We tried that one more thing that the doctor suggested. His suggestion was to use compounded Viagra vaginally and then support it with progesterone once the lining got to where it needed to be. It looked like it was working, so he scheduled our frozen embryo transfer.
We got there the morning of the transfer and I fully expected him to say that the lining wasn’t ready as he had done so many times in the past. But, it was ready. I took valium as suggested and we implanted two eggs. After the implantation, I waited 30 minutes with a full bladder before we left. There’s an urban legend among IVF moms that eating McDonald’s fries after the transfer helps the embryos to stick. I clearly ate those delicious fries (as well as chicken nuggets for good measure). I slept in the back of the car on the way home and for hours after getting home.
A few other things that I did post transfer:
- The day before transfer, I did Reiki
- I ate pineapple core for 5 days
- Acupuncture
- Kept my feet super warm by wearing socks all the time
- Only drank room temperature or warm beverages
- Ate a lot of avocado
- Laughed a lot
- Stayed calm (as much as possible.. it’s impossible)
- Visualized all of the people who had supported me through the process lifting me and the baby up
All of these things seem silly, but it all made me feel more in control. The biggest thing that I did was visualize exactly how she would fit into our lives. I visualized making a nice cozy room for her inside of my belly. I made her a cozy little bed and I put up pictures of us and our animals and told her how loved she would be by all of us and what her life would be like. I kept saying to myself: “I will get pregnant. I will stay pregnant. We will have a healthy baby.”
I didn’t have any pregnancy symptoms (except for being ravenously hungry) so I thought it hadn’t worked. On the 9th day after transfer, I decided to take an at home pregnancy test to just be done with it. I didn’t even look at it as I started to get ready because I was so sure it was negative.
And then I did.
And it was positive.
I cried harder looking at those two lines than at any of the negative tests before it (and that’s saying a lot). I immediately took another test to make sure and that one turned positive as well.
Throughout our journey, I had this image of how I would tell my husband. But, after everything we went through, an elaborate celebration didn’t feel right. I woke him up and asked if he wanted to have a baby. He said yes.

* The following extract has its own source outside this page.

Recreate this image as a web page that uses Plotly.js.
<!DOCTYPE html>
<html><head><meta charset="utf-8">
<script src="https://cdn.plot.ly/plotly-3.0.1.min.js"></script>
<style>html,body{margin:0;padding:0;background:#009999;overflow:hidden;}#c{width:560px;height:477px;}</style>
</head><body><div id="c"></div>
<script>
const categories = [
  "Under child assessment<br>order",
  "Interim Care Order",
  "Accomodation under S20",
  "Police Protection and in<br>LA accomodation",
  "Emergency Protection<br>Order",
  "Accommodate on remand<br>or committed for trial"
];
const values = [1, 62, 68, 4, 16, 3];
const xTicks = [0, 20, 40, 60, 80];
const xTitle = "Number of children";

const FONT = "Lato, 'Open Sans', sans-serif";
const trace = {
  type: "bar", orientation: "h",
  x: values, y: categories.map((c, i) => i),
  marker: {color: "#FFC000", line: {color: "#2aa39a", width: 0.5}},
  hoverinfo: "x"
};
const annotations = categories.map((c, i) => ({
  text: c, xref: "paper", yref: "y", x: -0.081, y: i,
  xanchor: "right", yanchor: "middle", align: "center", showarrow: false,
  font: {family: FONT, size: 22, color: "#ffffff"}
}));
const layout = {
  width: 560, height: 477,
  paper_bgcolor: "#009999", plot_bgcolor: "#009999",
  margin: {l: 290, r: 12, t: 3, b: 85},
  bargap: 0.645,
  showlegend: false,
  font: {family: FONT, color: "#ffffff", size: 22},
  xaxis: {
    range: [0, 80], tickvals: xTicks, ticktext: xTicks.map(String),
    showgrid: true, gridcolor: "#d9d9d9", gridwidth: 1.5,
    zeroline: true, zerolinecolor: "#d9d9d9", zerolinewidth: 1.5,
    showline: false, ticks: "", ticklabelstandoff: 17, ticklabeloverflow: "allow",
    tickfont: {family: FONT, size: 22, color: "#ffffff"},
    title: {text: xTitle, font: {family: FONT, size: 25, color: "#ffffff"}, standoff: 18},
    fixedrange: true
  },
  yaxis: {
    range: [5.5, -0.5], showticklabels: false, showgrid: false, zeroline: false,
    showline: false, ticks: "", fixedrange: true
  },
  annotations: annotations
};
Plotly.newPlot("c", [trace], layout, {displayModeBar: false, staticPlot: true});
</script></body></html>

I said “Good. Because I’m pregnant”. And, he said, “Finally.”
For any IVF moms out there, here were the medicines that I was taking on our successful cycle:
- (Because I had so many follicles, we used a Lupron trigger shot with 1/10th of the regular trigger shot so not all of the follicles would release to give me a better chance at not hyperstimulating. That worked!)
- 1 prenatal
- 1 DHA (not included in my prenatal)
- 1 Vitamin B for lining
- 2 Vitamin D3 (just my regular medicine)
- 1 baby aspirin starting CD1
- 1 estrace AM/ 1 estrace PM via mouth starting CD1 for 8 days
- 1 estrace PM vaginally starting CD1 for 8 days
- 1 compounded viagra AM, Midday and PM vaginally starting CD1 for 8 days. STOP viagra CD8 and begin 1cc progesterone in ethyl oleate oil AM and 1 cc in the evening until the end of the first trimester. Starting the progesterone early combatted the short luteal phase.
- 1/2 medrol PM via mouth starting CD1 for 8 days
- Not prescribed: drank a glass of red wine every night while building lining and replaced with Pom juice the night before transfer.
- Drank Pom juice and red raspberry leaf tea occasionally until starting progesterone
Through our infertility journey, I took 211 shots in total and every single one of those shots was unbelievably worth it. Believe in yourself. Believe in your journey. Your family is going to be created in some beautiful way and, mama, it’s going to be perfect.